Repeat all the material exactly; pictures stay out of your copy.

▶ [GIVEN INFORMATION]
——————————

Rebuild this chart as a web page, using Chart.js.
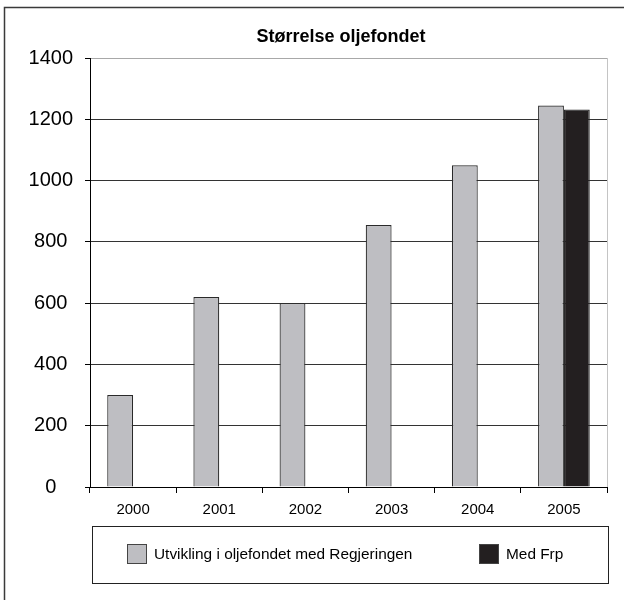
<!DOCTYPE html>
<html>
<head>
<meta charset="utf-8">
<script src="https://cdn.jsdelivr.net/npm/chart.js@4.4.1/dist/chart.umd.min.js"></script>
<style>
  html, body { margin: 0; padding: 0; background: #fff; }
  #wrap { width: 624px; height: 600px; }
</style>
</head>
<body>
<div id="wrap"><canvas id="c" width="624" height="600"></canvas></div>
<script>
const chartTitle = "Størrelse oljefondet";
const years = ["2000", "2001", "2002", "2003", "2004", "2005"];
const regjeringenLabel = "Utvikling i oljefondet med Regjeringen";
const regjeringenValues = [300, 620, 600, 855, 1050, 1245];
const frpLabel = "Med Frp";
const frpValues = [null, null, null, null, null, 1232];
const yTicks = [0, 200, 400, 600, 800, 1000, 1200, 1400];

const FONT = "'Liberation Sans', Arial, sans-serif";
const GRAY = "#bebec2";
const BLACK = "#231f20";

const decor = {
  id: "decor",
  beforeDraw(chart) {
    const c = chart.ctx;
    c.save();
    c.fillStyle = "#fff";
    c.fillRect(0, 0, chart.width, chart.height);
    c.restore();
  },
  afterDraw(chart) {
    const c = chart.ctx;
    const a = chart.chartArea;
    c.save();
    // outer frame (top + left visible)
    c.strokeStyle = "#3a3a3a";
    c.lineWidth = 1.5;
    c.beginPath();
    c.moveTo(4.5, 640);
    c.lineTo(4.5, 7.5);
    c.lineTo(640, 7.5);
    c.stroke();
    // plot right border
    c.strokeStyle = "#c4c4c4";
    c.lineWidth = 1;
    c.beginPath();
    c.moveTo(Math.round(a.right) + 0.5, a.top);
    c.lineTo(Math.round(a.right) + 0.5, a.bottom);
    c.stroke();
    // title
    c.fillStyle = "#000";
    c.font = "bold 18px " + FONT;
    c.textAlign = "center";
    c.textBaseline = "middle";
    c.fillText(chartTitle, 341, 37);
    // legend box
    c.strokeStyle = "#222";
    c.lineWidth = 1;
    c.strokeRect(92.5, 526.5, 516, 57);
    const ds = chart.data.datasets;
    const items = [{x: 127, ds: ds[0]}, {x: 479, ds: ds[1]}];
    c.font = "15.4px " + FONT;
    c.textAlign = "left";
    items.forEach(it => {
      c.fillStyle = it.ds.backgroundColor;
      c.fillRect(it.x, 544, 19, 19);
      c.strokeStyle = "#444";
      c.strokeRect(it.x + 0.5, 544.5, 19, 19);
      c.fillStyle = "#000";
      c.fillText(it.ds.label, it.x + 27, 555);
    });
    c.restore();
  }
};

new Chart(document.getElementById("c"), {
  type: "bar",
  data: {
    labels: years,
    datasets: [
      { label: regjeringenLabel, data: regjeringenValues, backgroundColor: GRAY, borderColor: "#2a2a2a", borderWidth: 1.2 },
      { label: frpLabel, data: frpValues, backgroundColor: BLACK, borderColor: "#2a2a2a", borderWidth: 1.2 }
    ]
  },
  options: {
    responsive: false,
    animation: false,
    devicePixelRatio: 1,
    categoryPercentage: 0.6,
    barPercentage: 1.0,
    layout: { padding: { top: 58, left: 0, right: 17, bottom: 73 } },
    plugins: {
      legend: { display: false },
      title: { display: false },
      tooltip: { enabled: false }
    },
    scales: {
      x: {
        grid: { offset: true, drawOnChartArea: false, drawTicks: true, tickLength: 6, color: "#000", lineWidth: 1 },
        border: { color: "#000", width: 1 },
        ticks: { color: "#000", font: { family: FONT, size: 15 }, padding: 8, maxRotation: 0 },
        afterFit: s => { s.height = 40; }
      },
      y: {
        min: 0, max: 1400,
        afterBuildTicks: s => { s.ticks = yTicks.map(v => ({ value: v })); },
        grid: {
          color: ctx => (ctx.tick && ctx.tick.value === 1400) ? "#a8a8a8" : "#333",
          tickColor: "#000",
          tickLength: 5,
          lineWidth: 1
        },
        border: { color: "#000", width: 1 },
        ticks: { color: "#000", font: { family: FONT, size: 20 }, padding: 12, crossAlign: "center", callback: v => String(v) },
        afterFit: s => { s.width = 90; }
      }
    }
  },
  plugins: [decor]
});
</script>
</body>
</html>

——————————

▶ [PROBLEM SOLUTION]
Rebuild this chart as a web page, using Chart.js.
<!DOCTYPE html>
<html>
<head>
<meta charset="utf-8">
<script src="https://cdn.jsdelivr.net/npm/chart.js@4.4.1/dist/chart.umd.min.js"></script>
<style>
  html, body { margin: 0; padding: 0; background: #fff; }
  #wrap { width: 624px; height: 600px; }
</style>
</head>
<body>
<div id="wrap"><canvas id="c" width="624" height="600"></canvas></div>
<script>
const chartTitle = "Størrelse oljefondet";
const years = ["2000", "2001", "2002", "2003", "2004", "2005"];
const regjeringenLabel = "Utvikling i oljefondet med Regjeringen";
const regjeringenValues = [300, 620, 600, 855, 1050, 1245];
const frpLabel = "Med Frp";
const frpValues = [null, null, null, null, null, 1232];
const yTicks = [0, 200, 400, 600, 800, 1000, 1200, 1400];

const FONT = "'Liberation Sans', Arial, sans-serif";
const GRAY = "#bebec2";
const BLACK = "#231f20";

const decor = {
  id: "decor",
  beforeDraw(chart) {
    const c = chart.ctx;
    c.save();
    c.fillStyle = "#fff";
    c.fillRect(0, 0, chart.width, chart.height);
    c.restore();
  },
  afterDraw(chart) {
    const c = chart.ctx;
    const a = chart.chartArea;
    c.save();
    // outer frame (top + left visible)
    c.strokeStyle = "#3a3a3a";
    c.lineWidth = 1.5;
    c.beginPath();
    c.moveTo(4.5, 640);
    c.lineTo(4.5, 7.5);
    c.lineTo(640, 7.5);
    c.stroke();
    // plot right border
    c.strokeStyle = "#c4c4c4";
    c.lineWidth = 1;
    c.beginPath();
    c.moveTo(Math.round(a.right) + 0.5, a.top);
    c.lineTo(Math.round(a.right) + 0.5, a.bottom);
    c.stroke();
    // title
    c.fillStyle = "#000";
    c.font = "bold 18px " + FONT;
    c.textAlign = "center";
    c.textBaseline = "middle";
    c.fillText(chartTitle, 341, 37);
    // legend box
    c.strokeStyle = "#222";
    c.lineWidth = 1;
    c.strokeRect(92.5, 526.5, 516, 57);
    const ds = chart.data.datasets;
    const items = [{x: 127, ds: ds[0]}, {x: 479, ds: ds[1]}];
    c.font = "15.4px " + FONT;
    c.textAlign = "left";
    items.forEach(it => {
      c.fillStyle = it.ds.backgroundColor;
      c.fillRect(it.x, 544, 19, 19);
      c.strokeStyle = "#444";
      c.strokeRect(it.x + 0.5, 544.5, 19, 19);
      c.fillStyle = "#000";
      c.fillText(it.ds.label, it.x + 27, 555);
    });
    c.restore();
  }
};

new Chart(document.getElementById("c"), {
  type: "bar",
  data: {
    labels: years,
    datasets: [
      { label: regjeringenLabel, data: regjeringenValues, backgroundColor: GRAY, borderColor: "#2a2a2a", borderWidth: 1.2 },
      { label: frpLabel, data: frpValues, backgroundColor: BLACK, borderColor: "#2a2a2a", borderWidth: 1.2 }
    ]
  },
  options: {
    responsive: false,
    animation: false,
    devicePixelRatio: 1,
    categoryPercentage: 0.6,
    barPercentage: 1.0,
    layout: { padding: { top: 58, left: 0, right: 17, bottom: 73 } },
    plugins: {
      legend: { display: false },
      title: { display: false },
      tooltip: { enabled: false }
    },
    scales: {
      x: {
        grid: { offset: true, drawOnChartArea: false, drawTicks: true, tickLength: 6, color: "#000", lineWidth: 1 },
        border: { color: "#000", width: 1 },
        ticks: { color: "#000", font: { family: FONT, size: 15 }, padding: 8, maxRotation: 0 },
        afterFit: s => { s.height = 40; }
      },
      y: {
        min: 0, max: 1400,
        afterBuildTicks: s => { s.ticks = yTicks.map(v => ({ value: v })); },
        grid: {
          color: ctx => (ctx.tick && ctx.tick.value === 1400) ? "#a8a8a8" : "#333",
          tickColor: "#000",
          tickLength: 5,
          lineWidth: 1
        },
        border: { color: "#000", width: 1 },
        ticks: { color: "#000", font: { family: FONT, size: 20 }, padding: 12, crossAlign: "center", callback: v => String(v) },
        afterFit: s => { s.width = 90; }
      }
    }
  },
  plugins: [decor]
});
</script>
</body>
</html>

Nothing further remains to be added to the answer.